Chris Jenkins, university of colorado boulder Boulder Colorado, United States. jenkinsc0@gmail.com


The shoreline is a boundary where survey methods change dramatically, where the time dimension is extremely important, where sediment fluxes are very large, where flotsam is trapped, and where numerical/physical singularities occur as the water depth goes to zero. The shoreline boundary oscillates; and as sea-levels rise what is now shore will become sea. So the issue of likely response of sediment/beach/soil substrates to those changes is important. Models plus data will be required in this, to understand and make forecasts. This study looked at datasets for Louisiana – onshore soil surveys, shore descriptions, and offshore seabed substrates - and investigated to what extent they were already in harmony, and what challenges remain in trying to make one seamless dataset. Of course, technologies like LIDAR carry out highly detailed imaging that achieves this to an extent. But we are focused on direct samplings of the ground-truthing type on which physical properties, fabrics, chemical compositions, grain types, genesis, can be directly determined. Difficulties: Onshore surveys have a different data topology, more focused on soil polygons and boreholes; offshore mappings focus on point-samplings, for instance grabs and cores. Descriptions of the soils often focus on layer-profile identities such as “Mollisol”; offshore datasets focus on bulk textures and compositions. Semantic differences exist between the mapping disciplines, even for the same terms.
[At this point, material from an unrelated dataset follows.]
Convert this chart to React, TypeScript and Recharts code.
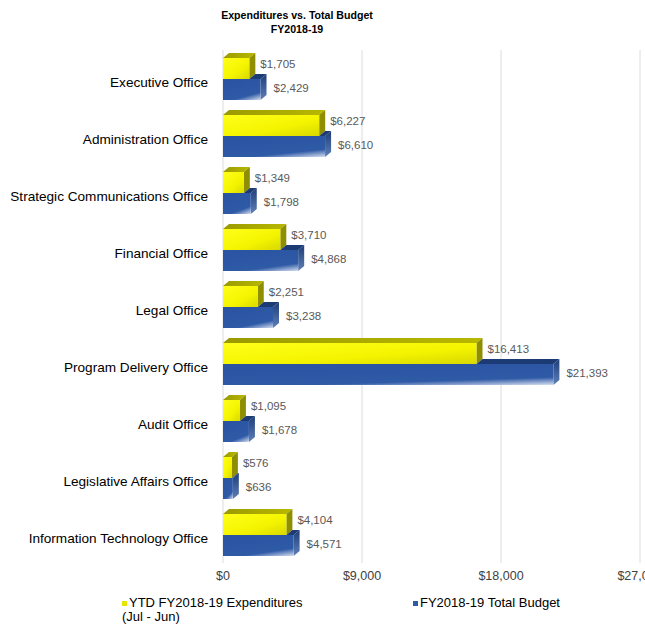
import React from 'react';
import { BarChart, Bar, XAxis, YAxis, CartesianGrid, LabelList } from 'recharts';

const offices = [
  'Executive Office',
  'Administration Office',
  'Strategic Communications Office',
  'Financial Office',
  'Legal Office',
  'Program Delivery Office',
  'Audit Office',
  'Legislative Affairs Office',
  'Information Technology Office',
];
const expenditures = [1705, 6227, 1349, 3710, 2251, 16413, 1095, 576, 4104];
const budget = [2429, 6610, 1798, 4868, 3238, 21393, 1678, 636, 4571];
const xTicks = [0, 9000, 18000, 27000];
const seriesNames = ['YTD FY2018-19 Expenditures\n(Jul - Jun)', 'FY2018-19 Total Budget'];

const data = offices.map((name, i) => ({ name, exp: expenditures[i], budget: budget[i] }));

const DX = 6;
const DY = 5;
const FONT = '"Liberation Sans", Arial, sans-serif';

const money = (v: number) => '$' + v.toLocaleString('en-US');

// fake 3D bars, like the Excel original
const YellowBar = (props: any) => {
  const { x, y, width, height } = props;
  if (!width) return null;
  return (
    <g>
      <polygon
        points={`${x},${y} ${x + DX},${y - DY} ${x + width + DX},${y - DY} ${x + width},${y}`}
        fill="url(#yTop)"
      />
      <polygon
        points={`${x + width},${y} ${x + width + DX},${y - DY} ${x + width + DX},${y + height - DY} ${x + width},${y + height}`}
        fill="#8e8e00"
      />
      <rect x={x} y={y} width={width} height={height} fill="url(#yFront)" />
    </g>
  );
};

const BlueBar = (props: any) => {
  const { x, y, width, height, payload } = props;
  if (!width) return null;
  const yw = (width * payload.exp) / payload.budget;
  const sx = Math.min(yw, width);
  return (
    <g>
      <polygon
        points={`${x + sx},${y} ${x + sx + DX},${y - DY} ${x + width + DX},${y - DY} ${x + width},${y}`}
        fill="#1c3a73"
      />
      <polygon
        points={`${x + width},${y} ${x + width + DX},${y - DY} ${x + width + DX},${y + height - DY} ${x + width},${y + height}`}
        fill="url(#bSide)"
      />
      <rect x={x} y={y} width={width} height={height} fill="url(#bFront)" />
    </g>
  );
};

const valueLabel = (dy: number, dx: number) => (props: any) => {
  const { x, y, width, height, value } = props;
  return (
    <text
      x={x + width + dx}
      y={y + height / 2 + dy}
      dy="0.355em"
      fill="#595959"
      fontSize={11.5}
      fontFamily={FONT}
    >
      {money(value)}
    </text>
  );
};

const CategoryTick = (props: any) => {
  const { x, y, payload } = props;
  return (
    <text x={x} y={y + 4} dy="0.355em" textAnchor="end" fill="#000" fontSize={13.6} fontFamily={FONT}>
      {payload.value}
    </text>
  );
};

const XTick = (props: any) => {
  const { x, y, payload } = props;
  return (
    <text x={x} y={y} dy="0.71em" textAnchor="middle" fill="#404040" fontSize={12.5} fontFamily={FONT}>
      {money(payload.value)}
    </text>
  );
};

export default function App() {
  return (
    <div
      style={{
        position: 'absolute',
        left: 8,
        top: 8,
        width: 637,
        height: 616,
        overflow: 'hidden',
        background: '#fff',
      }}
    >
      <style>{'html { overflow: hidden; }'}</style>
      <div
        style={{
          position: 'absolute',
          top: 0,
          left: 189,
          width: 200,
          textAlign: 'center',
          fontFamily: FONT,
          fontWeight: 'bold',
          fontSize: 10.6,
          lineHeight: '14px',
          color: '#000',
        }}
      >
        Expenditures vs. Total Budget
        <br />
        FY2018-19
      </div>
      <BarChart
        width={660}
        height={616}
        data={data}
        layout="vertical"
        margin={{ top: 42, right: 28, bottom: 31, left: 0 }}
        barSize={21}
        barGap={0}
      >
        <defs>
          <linearGradient id="yFront" x1="0" y1="0" x2="1" y2="1">
            <stop offset="0%" stopColor="#ffff1a" />
            <stop offset="60%" stopColor="#f4f400" />
            <stop offset="100%" stopColor="#d8d800" />
          </linearGradient>
          <linearGradient id="yTop" x1="0" y1="0" x2="1" y2="0">
            <stop offset="0%" stopColor="#9a9a00" />
            <stop offset="100%" stopColor="#b8b800" />
          </linearGradient>
          <linearGradient id="bFront" x1="0.5" y1="0" x2="1" y2="1">
            <stop offset="0%" stopColor="#2b55a2" />
            <stop offset="70%" stopColor="#2f5aa6" />
            <stop offset="100%" stopColor="#d6dff0" />
          </linearGradient>
          <linearGradient id="bSide" x1="0" y1="0" x2="0" y2="1">
            <stop offset="0%" stopColor="#1d3d78" />
            <stop offset="100%" stopColor="#5f7fb8" />
          </linearGradient>
        </defs>
        <CartesianGrid horizontal={false} stroke="#dcdcdc" />
        <XAxis
          type="number"
          domain={[0, 27000]}
          ticks={xTicks}
          axisLine={false}
          tickLine={false}
          height={30}
          tick={<XTick />}
        />
        <YAxis
          type="category"
          dataKey="name"
          width={215}
          axisLine={false}
          tickLine={false}
          tickMargin={9}
          interval={0}
          tick={<CategoryTick />}
        />
        <Bar dataKey="exp" isAnimationActive={false} shape={<YellowBar />}>
          <LabelList dataKey="exp" content={valueLabel(-5, 11)} />
        </Bar>
        <Bar dataKey="budget" isAnimationActive={false} shape={<BlueBar />}>
          <LabelList dataKey="budget" content={valueLabel(-2, 13)} />
        </Bar>
      </BarChart>
      <div style={{ position: 'absolute', top: 588, left: 0, width: 637, fontFamily: FONT, fontSize: 13, color: '#000' }}>
        <div style={{ position: 'absolute', left: 114, top: 0, lineHeight: '14px', whiteSpace: 'pre' }}>
          <span style={{ display: 'inline-block', width: 5, height: 5, background: '#e6e600', marginRight: 2, verticalAlign: 'middle' }} />
          {seriesNames[0]}
        </div>
        <div style={{ position: 'absolute', left: 405, top: 0, lineHeight: '14px' }}>
          <span style={{ display: 'inline-block', width: 5, height: 5, background: '#2e5aa6', marginRight: 2, verticalAlign: 'middle' }} />
          {seriesNames[1]}
        </div>
      </div>
    </div>
  );
}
Onshore areas are greatly modified by agriculture and construction; marine areas not so much. Positives: But also, we discovered several information-integration pathways for merging the sample-based data from the two realms. Exhaustive searching can uncover the necessary data on onshore soils – and riverbed substrates; the marine data is already well integrated. Name geographical locations are linkable with coordinates through online gazetteers. Computational and database methods exist to merge polygon and point data sets. In the semantics, glossaries provide some information to link onshore and offshore descriptions. And machine learning methods can now extend known direct-measurement data right across the complexity of the coastline boundary.